The task: Report the number of lines that include "this", with no additional text.

Excerpted records:
+-------+
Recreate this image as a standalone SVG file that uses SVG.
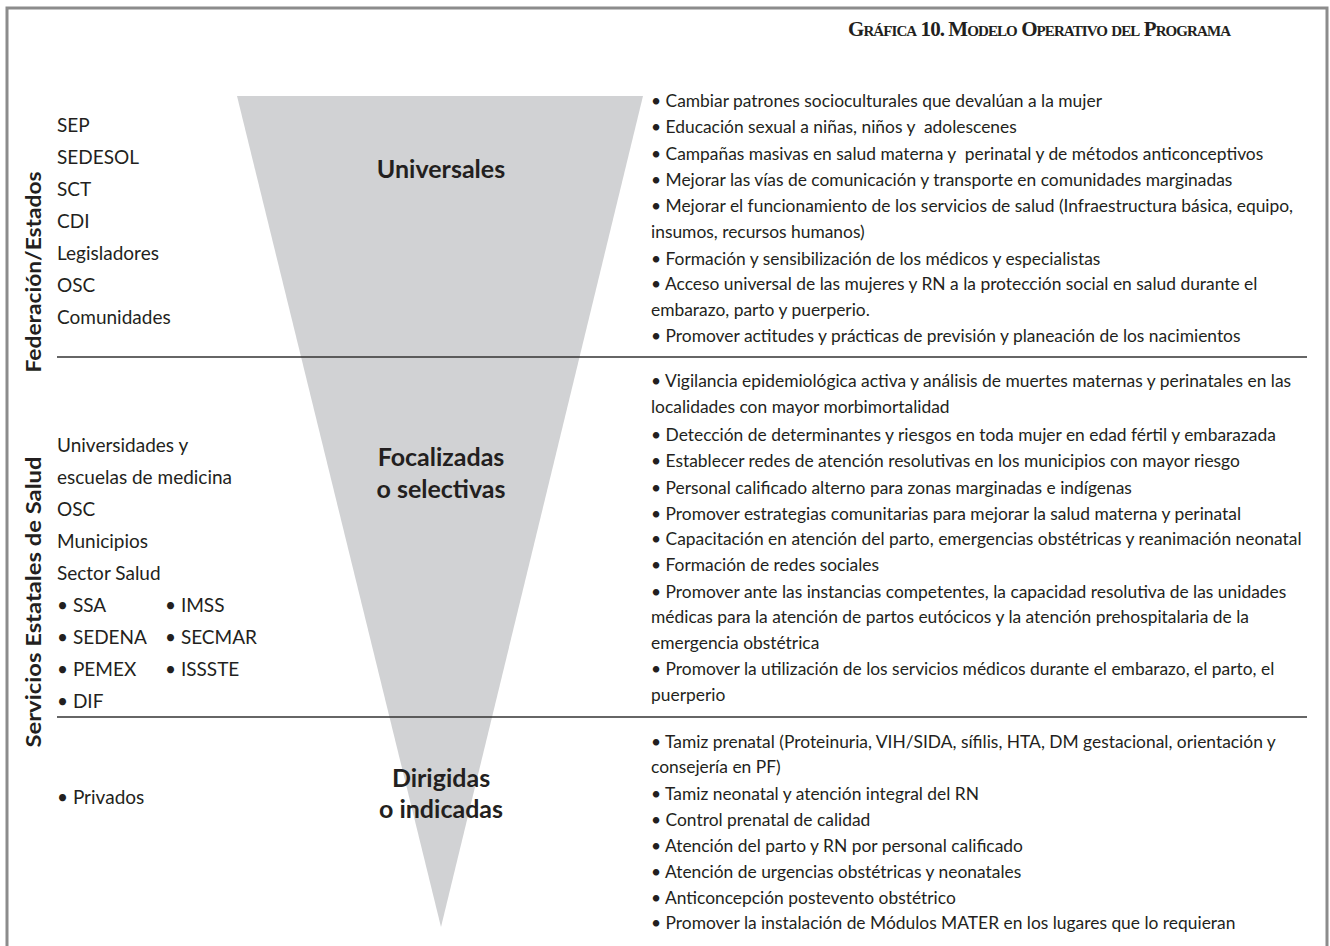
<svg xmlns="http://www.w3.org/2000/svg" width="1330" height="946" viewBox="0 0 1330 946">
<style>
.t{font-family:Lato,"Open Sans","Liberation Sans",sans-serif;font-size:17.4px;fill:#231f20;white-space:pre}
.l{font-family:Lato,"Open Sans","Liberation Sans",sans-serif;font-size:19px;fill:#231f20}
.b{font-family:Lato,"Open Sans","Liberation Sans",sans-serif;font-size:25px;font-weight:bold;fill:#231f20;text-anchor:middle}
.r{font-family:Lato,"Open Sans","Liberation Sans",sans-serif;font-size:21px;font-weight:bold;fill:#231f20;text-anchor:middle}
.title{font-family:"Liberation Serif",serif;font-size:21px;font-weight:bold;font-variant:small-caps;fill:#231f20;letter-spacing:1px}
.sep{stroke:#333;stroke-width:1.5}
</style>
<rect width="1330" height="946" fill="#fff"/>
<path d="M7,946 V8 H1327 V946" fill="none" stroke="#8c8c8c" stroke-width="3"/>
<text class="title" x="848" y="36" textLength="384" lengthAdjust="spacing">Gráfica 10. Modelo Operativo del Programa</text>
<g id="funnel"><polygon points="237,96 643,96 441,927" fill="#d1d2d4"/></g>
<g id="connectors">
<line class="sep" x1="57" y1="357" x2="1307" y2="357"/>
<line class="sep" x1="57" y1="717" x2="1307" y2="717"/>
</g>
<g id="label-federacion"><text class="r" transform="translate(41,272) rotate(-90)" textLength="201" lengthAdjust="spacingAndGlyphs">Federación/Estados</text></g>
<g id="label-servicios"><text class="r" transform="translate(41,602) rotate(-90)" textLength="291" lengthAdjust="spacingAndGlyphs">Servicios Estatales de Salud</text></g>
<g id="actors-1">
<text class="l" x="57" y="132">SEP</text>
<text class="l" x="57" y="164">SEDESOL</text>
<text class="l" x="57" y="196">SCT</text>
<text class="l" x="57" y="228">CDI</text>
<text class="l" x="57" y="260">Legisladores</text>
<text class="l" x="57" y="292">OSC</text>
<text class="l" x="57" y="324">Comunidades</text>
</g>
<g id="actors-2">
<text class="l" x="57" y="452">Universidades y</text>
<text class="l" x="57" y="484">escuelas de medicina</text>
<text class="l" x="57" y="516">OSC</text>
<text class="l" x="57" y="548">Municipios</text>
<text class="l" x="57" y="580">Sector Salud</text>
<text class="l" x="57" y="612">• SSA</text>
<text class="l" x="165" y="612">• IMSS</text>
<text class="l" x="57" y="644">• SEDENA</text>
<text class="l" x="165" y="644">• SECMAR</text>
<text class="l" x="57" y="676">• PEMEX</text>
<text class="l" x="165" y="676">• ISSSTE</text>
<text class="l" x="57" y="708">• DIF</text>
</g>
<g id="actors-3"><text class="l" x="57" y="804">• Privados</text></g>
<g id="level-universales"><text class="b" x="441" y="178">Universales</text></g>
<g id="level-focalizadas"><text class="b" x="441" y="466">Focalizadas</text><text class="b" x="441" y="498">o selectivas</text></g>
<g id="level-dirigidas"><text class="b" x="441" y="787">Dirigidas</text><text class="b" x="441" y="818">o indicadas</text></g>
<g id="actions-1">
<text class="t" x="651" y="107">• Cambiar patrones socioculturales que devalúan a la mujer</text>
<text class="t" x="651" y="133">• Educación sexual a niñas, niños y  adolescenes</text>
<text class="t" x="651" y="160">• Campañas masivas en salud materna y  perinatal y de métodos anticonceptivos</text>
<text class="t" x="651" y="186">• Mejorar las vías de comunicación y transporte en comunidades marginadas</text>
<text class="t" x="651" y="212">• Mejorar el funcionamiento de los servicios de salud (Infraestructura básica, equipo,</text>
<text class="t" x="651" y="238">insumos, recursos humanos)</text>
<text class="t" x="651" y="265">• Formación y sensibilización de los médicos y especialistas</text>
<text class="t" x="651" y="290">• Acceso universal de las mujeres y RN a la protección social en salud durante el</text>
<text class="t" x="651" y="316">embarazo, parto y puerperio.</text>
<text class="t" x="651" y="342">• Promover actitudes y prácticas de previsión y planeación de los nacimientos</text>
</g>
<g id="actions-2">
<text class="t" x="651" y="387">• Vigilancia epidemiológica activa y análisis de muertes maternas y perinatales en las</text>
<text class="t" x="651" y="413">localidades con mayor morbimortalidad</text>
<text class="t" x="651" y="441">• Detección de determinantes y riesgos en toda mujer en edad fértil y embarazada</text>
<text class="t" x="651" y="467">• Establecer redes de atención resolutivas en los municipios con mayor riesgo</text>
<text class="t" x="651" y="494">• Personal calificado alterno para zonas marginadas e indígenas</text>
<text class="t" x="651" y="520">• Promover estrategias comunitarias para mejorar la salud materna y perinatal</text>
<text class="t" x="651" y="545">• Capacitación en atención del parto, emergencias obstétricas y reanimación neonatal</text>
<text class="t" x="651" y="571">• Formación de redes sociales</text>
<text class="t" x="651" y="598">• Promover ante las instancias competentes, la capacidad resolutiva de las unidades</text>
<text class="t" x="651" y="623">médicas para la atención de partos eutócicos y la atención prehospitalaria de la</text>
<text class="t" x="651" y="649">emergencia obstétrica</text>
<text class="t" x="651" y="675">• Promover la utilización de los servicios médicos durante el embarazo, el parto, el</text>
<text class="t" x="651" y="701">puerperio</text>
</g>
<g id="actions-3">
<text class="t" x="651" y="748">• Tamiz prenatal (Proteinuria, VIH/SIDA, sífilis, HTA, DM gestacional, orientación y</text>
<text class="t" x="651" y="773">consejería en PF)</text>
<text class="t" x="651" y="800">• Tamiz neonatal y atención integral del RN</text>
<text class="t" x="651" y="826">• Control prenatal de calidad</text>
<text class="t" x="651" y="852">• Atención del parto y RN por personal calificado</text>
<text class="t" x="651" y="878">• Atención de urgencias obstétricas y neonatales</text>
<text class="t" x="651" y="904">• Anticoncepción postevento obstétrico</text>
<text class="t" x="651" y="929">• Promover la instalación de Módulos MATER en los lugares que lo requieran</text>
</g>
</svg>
+-------+
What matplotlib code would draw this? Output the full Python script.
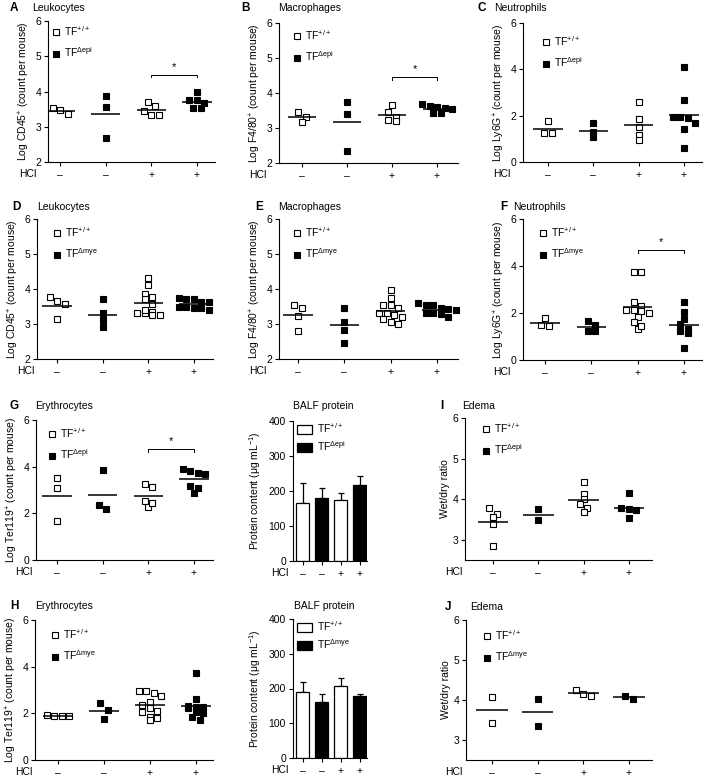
+-------+
Correct result: 2